We have no idea what to do with our stuff, so we drop it at the police point at one of the wharf entries, and head off to buy our ferry tickets. I have to remember the Fijian wharf name or never see my stuff again – there is no time for pens and paper as he shoots off and I try to familiarize myself with where we are – yikes!
The price of the ferry tickets has rapidly increased since we enquired from Australia.
When I rang from the resort last week, we were told to ‘talk cash’ and get a return ticket deal. However when we went to buy the ticket he refused and no discount on a return, so we just bought a one way. I had already decided on a cabin as it was a 14-hour crossing to the island, and there was no way I could sit up and watch bags and a child all night.
So we find our wharf, and our police point, and then our ship and lug our stuff on board.
We are the only “Europeans” in the cabin area. My son is amused as we are requested to remove our shoes on board.
We then discover that we completely lack bedding and towels and the bathroom is a toilet, and the shower is at the end of the hall.
An Indian man already knows the ropes and goes first and toddles down the hall with his great roll of fat hanging over his towel. He keeps opening and re-wrapping his towel and I try not to look – yuck.
We sort out some bedding and manage a throw each, and 2 pillows with no covers that have seen better days.
The funny thing is this “cruise ship” is an old Canadian ferry “Prince Rupert”, now renamed “The Lomoviti Princess”.
We are so fortunate as we have to air-condition in our cabin. The rest of the boat has NO airflow. Everyone dashes for a spot on the floor. I love how easily they adapt and relax and all have a communal spirit about them.
You would think it is a post-natural disaster site, as native Fijians make themselves at home anywhere on the floor. Bodies are soon found sleeping everywhere.
Soon it is impossible to even get to the stairs.
We had figured we would eat dinner on board, but it was strange local food. The Fijian lady was fantastic and made us a stir-fry and my son a Milo. Fijians seem so friendly and helpful and just want to talk to you.
After about a three-hour wait, we finally leave the dock, and as the boat starts to rock, we both feel too ill to do anything other than sleep. We step over the bodies to get back to the cabin to try to get some rest.

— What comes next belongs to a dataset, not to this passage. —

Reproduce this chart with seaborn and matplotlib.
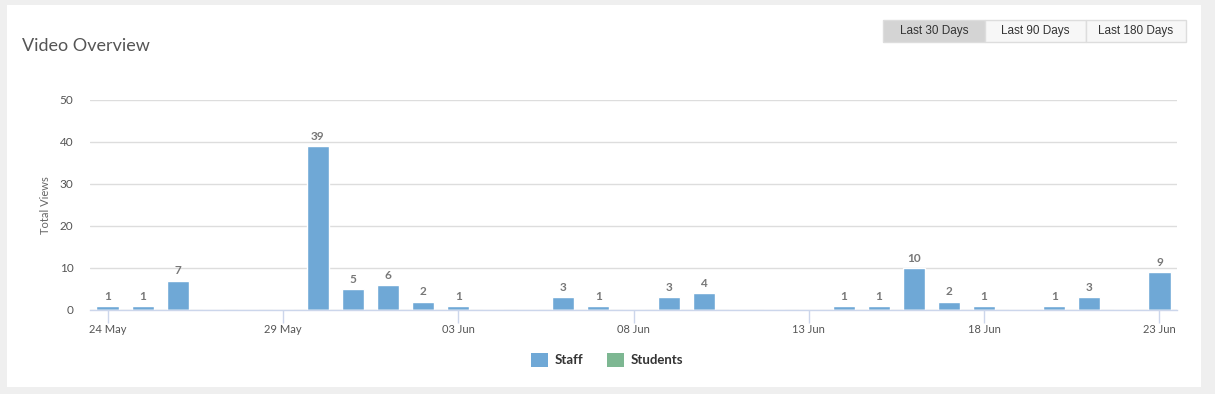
import matplotlib
matplotlib.use("Agg")
import matplotlib.pyplot as plt
from matplotlib.patches import Rectangle, Patch
import seaborn as sns
import pandas as pd

dates = ["24 May", "25 May", "26 May", "27 May", "28 May", "29 May", "30 May", "31 May",
         "01 Jun", "02 Jun", "03 Jun", "04 Jun", "05 Jun", "06 Jun", "07 Jun", "08 Jun",
         "09 Jun", "10 Jun", "11 Jun", "12 Jun", "13 Jun", "14 Jun", "15 Jun", "16 Jun",
         "17 Jun", "18 Jun", "19 Jun", "20 Jun", "21 Jun", "22 Jun", "23 Jun"]
staff = [1, 1, 7, 0, 0, 0, 39, 5, 6, 2, 1, 0, 0, 3, 1, 0, 3, 4, 0, 0, 0, 1, 1, 10, 2, 1, 0, 1, 3, 0, 9]
students = [0] * 31
series_names = ["Staff", "Students"]
colors = ["#6fa8d6", "#7db792"]
tick_labels = ["24 May", "29 May", "03 Jun", "08 Jun", "13 Jun", "18 Jun", "23 Jun"]
y_ticks = [0, 10, 20, 30, 40, 50]
buttons = ["Last 30 Days", "Last 90 Days", "Last 180 Days"]

df = pd.DataFrame({
    "date": dates * 2,
    "series": ["Staff"] * len(dates) + ["Students"] * len(dates),
    "views": staff + students,
})

sns.set_theme(style="white")
plt.rcParams["font.family"] = ["Lato", "DejaVu Sans"]

W, H = 1215, 394
fig = plt.figure(figsize=(W / 100, H / 100), dpi=100)
fig.set_facecolor("#efefef")

def px(x0, y0, x1, y1):
    return (x0 / W, 1 - y1 / H, (x1 - x0) / W, (y1 - y0) / H)

# white card
l, b, w, h = px(7, 5, 1201, 387)
fig.patches.append(Rectangle((l, b), w, h, transform=fig.transFigure, facecolor="white",
                             edgecolor="none", zorder=-5))

ax = fig.add_axes(px(90, 100, 1177, 310))
ax.set_zorder(2)
ax.set_facecolor("none")
sns.barplot(data=df, x="date", y="views", hue="series", order=dates,
            hue_order=series_names, palette=colors, dodge=False, width=0.63,
            ax=ax, legend=False, saturation=1, errorbar=None)

for cont, name in zip(ax.containers, series_names):
    vals = staff if name == "Staff" else students
    labels = [str(v) if v > 0 else "" for v in vals]
    ax.bar_label(cont, labels=labels, padding=3, fontsize=8.5, fontweight="bold",
                 color="#777777")

ax.set_xlim(-0.5, 30.5)
ax.set_ylim(0, 50)
ax.set_yticks(y_ticks)
ax.set_yticklabels([str(t) for t in y_ticks])
ax.yaxis.grid(True, color="#dddddd", linewidth=1)
ax.set_axisbelow(True)
tick_pos = [dates.index(t) for t in tick_labels]
ax.set_xticks(tick_pos)
ax.set_xticklabels(tick_labels)
ax.tick_params(axis="x", bottom=True, direction="out", length=9, width=1, color="#ccd6eb",
               labelsize=8, labelcolor="#555555", pad=1)
ax.tick_params(axis="y", left=False, length=0, labelsize=8.5, labelcolor="#555555", pad=12)
for s in ["top", "right", "left"]:
    ax.spines[s].set_visible(False)
ax.spines["bottom"].set_color("#ccd6eb")
ax.spines["bottom"].set_linewidth(1)
ax.set_xlabel("")
ax.set_ylabel("Total Views", fontsize=8, color="#666666", labelpad=6)

# title
fig.text(22 / W, 1 - 46 / H, "Video Overview", fontsize=13, color="#555555", va="center", ha="left")

# buttons
bx = [883, 985, 1086, 1186]
for i, name in enumerate(buttons):
    l, b, w, h = px(bx[i], 20, bx[i + 1], 42)
    fig.patches.append(Rectangle((l, b), w, h, transform=fig.transFigure,
                                 facecolor="#d4d4d4" if i == 0 else "#f7f7f7",
                                 edgecolor="#dddddd", linewidth=1, zorder=1))
    fig.text((bx[i] + bx[i + 1]) / 2 / W, 1 - 31 / H, name, fontsize=8.5, color="#333333",
             ha="center", va="center", family=["Liberation Sans", "DejaVu Sans"], zorder=2)

# legend
handles = [Patch(facecolor=c, edgecolor="none") for c in colors]
leg = fig.legend(handles, series_names, loc="center", bbox_to_anchor=(607 / W, 1 - 360 / H),
                 ncol=2, frameon=False, fontsize=9.5, handlelength=1.3, handleheight=1.3,
                 columnspacing=1.8, handletextpad=0.5)
for t in leg.get_texts():
    t.set_fontweight("bold")
    t.set_color("#333333")

fig.savefig("out.png", dpi=100, facecolor=fig.get_facecolor())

Alas, my 7-year-old is violently seasick. He is also bitten by bugs and is covered in mosquito bites. We huddle together in my bed – quite cold, and he sleeps. The loudspeaker blasts at 3:00 a.m., and we think we have arrived and madly dress and pack. But no – it is the island of “Koro”.
I try to get him to take a shower and he throws up all over his clothes. ‘This has to get better’ I think to myself. But the lack of air forces us to finally work our way over the sleeping bodies to the guys out in the staff deck. I thought they were sitting around buckets as they were ill, but no the muddy water in the buckets is kava. It seriously looked like someone could mop the floors with it, but they drink it with joy.
So we head back over the sleeping passengers for some fresh air as the sun rises, and our new island home for the next weeks is in sight.
It is 7:00 a.m. and we have to exit the cabin area and wait in the non-air-circulated docking area, and by then I can hardly breathe and feel like I am going to puke.
I have been wearing a backpack (with 6 bottles of drink that feels like it has bricks in it) for the best part of an hour, standing on a rocking boat. The staff members were great, and end up sitting my son in their air-conditioned pursers’ office, while the poor locals are not faring too well with the wait.
We go downstairs to the car dock and collect our bags and boxes and I have to pay a duty? We arrive at Savusavu and are collected by the cheeriest man I have ever met that my son calls “Mr. Happy”.
We are house sitting and he is our host. He drops us to our hotel to have breakfast and clean up. Now I feel really ill and my son is as good as gold. The camera has become foggy with the condensation from the tropical weather.
I force some breakfast down and we both have a swim.
It is a lovely place with a million dollar view and feels like paradise. I can see these people really care about their home and garden, and I feel blessed to have the next few weeks of living here.
“Mr. Happy” shows us the ropes of the home – looking after a home in the tropics has a whole new set of rules to city life. My son asks where the pool is, and why we only have 3 TV stations. “Mr. Happy” laughs. I am embarrassed. He picks us some bananas out of the garden.
He leaves the next day, and we move in. I sit out the back eating Cassava chips and watch the sunset, with a drink in my hand.
The stresses of packing, selling and moving house all roll away. I think I am really going to like island living. “This is the life”, says my seven-year-old, and I have to agree!